Fui carregar a segunda, de volta à Quinta, carregar no carro de mão e voltar ao largo. Teria que fazer este percurso várias vezes. Quando saí o portão, verifiquei com espanto, que estava um senhor entre a colmeia e o muro da Quinta, a observa-la, quando desviou rapidamente o olhar na minha direcção. Olhámo-nos por aquela fracção de segundo que antecede qualquer comentário. Percebi imediatamente o que aquele velhote estava a verificar e em tom de graça, dirigindo-me para ele, com mais uma colmeia no carrinho de mão, mas desta vez, já com a cabeça destapada e com um sorriso na cara, criou-se espaço para um breve diálogo improvisado, pois não tinha notado a sua chegada e disse-lhe amigavelmente:
- Não abra isso!

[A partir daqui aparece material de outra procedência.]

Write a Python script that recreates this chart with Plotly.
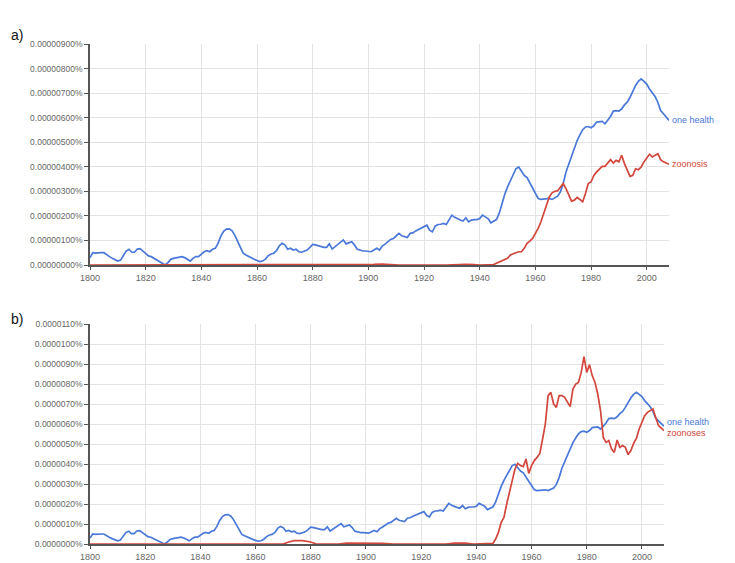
import plotly.graph_objects as go

# ---------------- data (units of 1e-6 %) ----------------
years_oh = list(range(1800, 2009))
one_health = [
    0.30, 0.50, 0.48, 0.50, 0.50, 0.50, 0.40, 0.34, 0.27, 0.23,
    0.16, 0.20, 0.37, 0.57, 0.64, 0.52, 0.52, 0.65, 0.67, 0.57,
    0.45, 0.37, 0.34, 0.27, 0.20, 0.15, 0.07, 0.00, 0.10, 0.23,
    0.27, 0.29, 0.31, 0.34, 0.30, 0.23, 0.16, 0.27, 0.34, 0.34,
    0.45, 0.54, 0.58, 0.54, 0.64, 0.68, 0.88, 1.18, 1.37, 1.46,
    1.47, 1.40, 1.22, 0.95, 0.68, 0.48, 0.41, 0.34, 0.27, 0.23,
    0.18, 0.14, 0.16, 0.24, 0.37, 0.45, 0.48, 0.58, 0.78, 0.88,
    0.82, 0.64, 0.68, 0.61, 0.64, 0.54, 0.52, 0.57, 0.61, 0.72,
    0.84, 0.82, 0.78, 0.75, 0.72, 0.72, 0.86, 0.65, 0.75, 0.86,
    0.95, 1.02, 0.86, 0.91, 0.95, 0.82, 0.64, 0.61, 0.57, 0.57,
    0.56, 0.54, 0.61, 0.68, 0.61, 0.77, 0.85, 0.95, 1.04, 1.08,
    1.18, 1.29, 1.19, 1.15, 1.12, 1.29, 1.31, 1.39, 1.45, 1.49,
    1.56, 1.62, 1.42, 1.35, 1.58, 1.65, 1.66, 1.69, 1.65, 1.83,
    2.03, 1.94, 1.87, 1.83, 1.79, 1.92, 1.76, 1.83, 1.85, 1.85,
    1.89, 2.03, 1.96, 1.89, 1.72, 1.79, 1.85, 2.10, 2.50, 2.88,
    3.18, 3.45, 3.72, 3.92, 3.99, 3.83, 3.65, 3.56, 3.34, 3.14,
    2.91, 2.71, 2.67, 2.68, 2.67, 2.71, 2.67, 2.75, 2.80, 2.98,
    3.32, 3.79, 4.13, 4.47, 4.80, 5.07, 5.30, 5.51, 5.62, 5.64,
    5.59, 5.67, 5.82, 5.85, 5.85, 5.75, 5.91, 6.05, 6.27, 6.29,
    6.27, 6.36, 6.52, 6.63, 6.83, 7.08, 7.31, 7.48, 7.58, 7.48,
    7.37, 7.17, 7.00, 6.86, 6.63, 6.29, 6.16, 6.02, 5.89,
]

years_zoonosis = [1800, 1900, 1902, 1905, 1909, 1911, 1928, 1931, 1935, 1938,
                  1940, 1945] + list(range(1946, 2009))
zoonosis = [0, 0, 0.03, 0.04, 0.03, 0, 0, 0.02, 0.03, 0.02, 0, 0.02,
    0.07, 0.13, 0.18, 0.20,
    0.27, 0.41, 0.47, 0.50, 0.54, 0.54, 0.68, 0.88, 0.97, 1.08,
    1.29, 1.49, 1.76, 2.10, 2.44, 2.77, 2.94, 3.00, 3.02, 3.18,
    3.32, 3.11, 2.84, 2.60, 2.64, 2.75, 2.67, 2.57, 2.91, 3.32,
    3.38, 3.65, 3.79, 3.92, 4.02, 4.02, 4.15, 4.29, 4.15, 4.26,
    4.20, 4.47, 4.13, 3.83, 3.61, 3.65, 3.92, 3.88, 3.99, 4.20,
    4.37, 4.51, 4.40, 4.47, 4.53, 4.29, 4.20, 4.15, 4.10,
]

years_zoonoses = [1800, 1870, 1872, 1874, 1877, 1880, 1882, 1890, 1893, 1897,
                  1900, 1902, 1906, 1910, 1929, 1932, 1936, 1939, 1945] + list(range(1946, 2009))
zoonoses = [0, 0, 0.10, 0.17, 0.17, 0.10, 0, 0, 0.05, 0.05,
    0.02, 0.03, 0.03, 0, 0, 0.04, 0.04, 0, 0,
    0.03, 0.25, 0.58, 1.08,
    1.33, 2.00, 2.67, 3.17, 3.75, 4.03, 3.92, 3.87, 4.25, 3.53,
    3.92, 4.17, 4.33, 4.53, 5.25, 6.00, 7.42, 7.58, 7.00, 6.83,
    7.42, 7.42, 7.33, 7.08, 6.87, 7.75, 8.00, 8.08, 8.58, 9.37,
    8.58, 8.97, 8.42, 8.08, 7.50, 6.67, 5.33, 5.08, 5.17, 4.75,
    4.58, 5.20, 4.83, 4.92, 4.83, 4.47, 4.67, 5.03, 5.28, 5.75,
    6.08, 6.42, 6.58, 6.67, 6.75, 6.33, 5.92, 5.80, 5.67,
]

x_ticks = list(range(1800, 2001, 20))
y_ticks_a = list(range(0, 10))
y_labels_a = [f"{v * 1e-6:.8f}%" for v in y_ticks_a]
y_ticks_b = list(range(0, 12))
y_labels_b = [f"{v * 1e-6:.7f}%" for v in y_ticks_b]

BLUE = "#4a78d8"
RED = "#d2463c"
W, H = 735, 563

fig = go.Figure()
fig.add_trace(go.Scatter(x=years_oh, y=one_health, mode="lines", name="one health",
                         line=dict(color=BLUE, width=1.7), xaxis="x", yaxis="y"))
fig.add_trace(go.Scatter(x=years_zoonosis, y=zoonosis, mode="lines", name="zoonosis",
                         line=dict(color=RED, width=1.7), xaxis="x", yaxis="y"))
fig.add_trace(go.Scatter(x=years_oh, y=one_health, mode="lines", name="one health",
                         line=dict(color=BLUE, width=1.7), xaxis="x2", yaxis="y2"))
fig.add_trace(go.Scatter(x=years_zoonoses, y=zoonoses, mode="lines", name="zoonoses",
                         line=dict(color=RED, width=1.7), xaxis="x2", yaxis="y2"))

axis_font = dict(family="Liberation Sans, Arial, sans-serif", size=8.5, color="#666")
common_x = dict(range=[1800, 2008], tickvals=x_ticks, showgrid=True, gridcolor="#e3e3e3",
                gridwidth=1, showline=True, linecolor="#555", linewidth=1.5, ticks="outside",
                ticklen=3, tickcolor="#555", zeroline=False, automargin=False,
                tickfont=dict(family="Liberation Sans, Arial, sans-serif", size=9, color="#666"))
common_y = dict(showgrid=True, gridcolor="#e3e3e3", gridwidth=1, showline=True,
                linecolor="#555", linewidth=1.5, ticks="outside", ticklen=4,
                tickcolor="#555", zeroline=False, automargin=False, tickfont=axis_font)

fig.update_layout(
    width=W, height=H, margin=dict(l=0, r=0, t=0, b=0, autoexpand=False),
    paper_bgcolor="white", plot_bgcolor="white", showlegend=False,
    xaxis=dict(domain=[90 / W, 669 / W], anchor="y", **common_x),
    yaxis=dict(domain=[1 - 265 / H, 1 - 44 / H], anchor="x", range=[0, 9],
               tickvals=y_ticks_a, ticktext=y_labels_a, **common_y),
    xaxis2=dict(domain=[90 / W, 664 / W], anchor="y2", **common_x),
    yaxis2=dict(domain=[1 - 544 / H, 1 - 324 / H], anchor="x2", range=[0, 11],
                tickvals=y_ticks_b, ticktext=y_labels_b, **common_y),
)

lab_font = dict(family="Liberation Sans, Arial, sans-serif", size=9)
fig.add_annotation(x=years_oh[-1], y=one_health[-1], xref="x", yref="y", text="one health",
                   showarrow=False, xanchor="left", yanchor="middle", xshift=1,
                   font=dict(color=BLUE, **lab_font))
fig.add_annotation(x=years_zoonosis[-1], y=zoonosis[-1], xref="x", yref="y", text="zoonosis",
                   showarrow=False, xanchor="left", yanchor="middle", xshift=1,
                   font=dict(color=RED, **lab_font))
fig.add_annotation(x=years_oh[-1], y=one_health[-1], xref="x2", yref="y2", text="one health",
                   showarrow=False, xanchor="left", yanchor="middle", xshift=1, yshift=4,
                   font=dict(color=BLUE, **lab_font))
fig.add_annotation(x=years_zoonoses[-1], y=zoonoses[-1], xref="x2", yref="y2", text="zoonoses",
                   showarrow=False, xanchor="left", yanchor="middle", xshift=1, yshift=-2,
                   font=dict(color=RED, **lab_font))

panel_font = dict(family="Liberation Sans, Arial, sans-serif", size=14, color="#111")
fig.add_annotation(x=9 / W, y=1 - 35 / H, xref="paper", yref="paper", text="a)",
                   showarrow=False, xanchor="left", yanchor="middle", font=panel_font)
fig.add_annotation(x=9 / W, y=1 - 319 / H, xref="paper", yref="paper", text="b)",
                   showarrow=False, xanchor="left", yanchor="middle", font=panel_font)

fig.write_html(
    "out.html",
    config={"displayModeBar": False},
    post_script="document.body.style.margin='0px';document.body.style.overflow='hidden';",
)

Está cheio de abelhas...
Respondeu-me,
- É para o lixo?
De facto, a proximidade da colmeia com o contentor do lixo era a mesma que a distância entre ela e a bagageira do meu carro.
Enquanto aquele senhor, deveria estar a pensar em recuperar aquela caixa de abelhas do lixo, eu estaria a pensar em proteger as abelhas do calor. Tanto ele como eu tivemos naquele momento, legitimidade de defender o nosso pensamento.
O desfecho desta situação só não foi diferente, porque regressei com mais material para junto daquele local. Caso contrário, acredito que num largo como aquele, sem qualquer movimento, aquela colmeia teria desaparecido dali, tão misteriosamente como aquele senhor, apareceu.
- Não! Estou a transferir colmeias, disse-lhe.
No mesmo instante, enquanto depositei mais uma colmeia na sombra, posicionada junto da primeira, dei meia volta para ir buscar a terceira e o senhor desaparecera, tão rápido que nem dei por ele. Rápido a ponto de me confundir se de facto aquela conversa teria mesmo existido ou se teria sido imaginação provocada pelo sol ou pelo cansaço do meu corpo.